Image size minimization[edit]
CPT needs to save all the container data to a file after container was suspended and to transfer this file to the destination node before container can be restored. It means that migration latency is proportional to total size of this image file. Though actual image sizes are surprisingly small for typical tasks.
Size, Mb | Applications |
---|---|
2 | idle apache with 8 preforked children |
20 | screen + bash + cxoffice + winword + small document |
24 | screen + bash + mozilla + Java VM |
0.7 | screen + 1 bash |
3 | screen + 8 bashes in chain |
13 | screen + acroread on 7 Mb pdf file |
2 | running full Zeus-4.2r4 |
0.9 | sshd with one forked child and bash |
3 | mysqld |
1 | postgresql server |
2.5 | CommuniGate Pro 4.0.6 |
25 | phhttps with LinuxThreads. Doc set is /var/www/manual/*.en |
They can be much larger, when the container to be migrated runs processes which use lots of virtual memory.
Limitations[edit]
CPT implements migration of almost all kernel objects, but not all of them. When CPT sees that a process in container makes use of an unimplemented facility it does not allow migration.
Another kind of limitation is when a process uses some facilities, which are not available at target node. For example, a process can auto detect CPU at runtime and start using some instructions specific for this CPU: SSE2, CMOV instructions etc.

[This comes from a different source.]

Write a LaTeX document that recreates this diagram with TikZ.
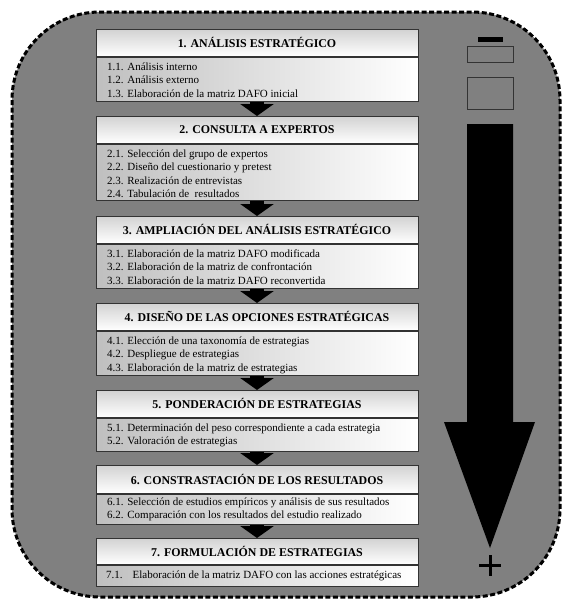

In this case migration is possible only when destination node also supports those facilities.
Third kind of limitations is caused by applications, which use non-virtual capabilities, which are directly accessible at user level. F.e. a process could use CPU timestamps to calculate some timings, or it could use SMP CPU ID to optimize memory accesses. In this case completely transparent migration would be possible only using virtualization techniques provided by the latest Intel CPUs and it is not even clear, whether unavoidable overhead introduced at this level of virtualization is worth of maintaining such exotic applications.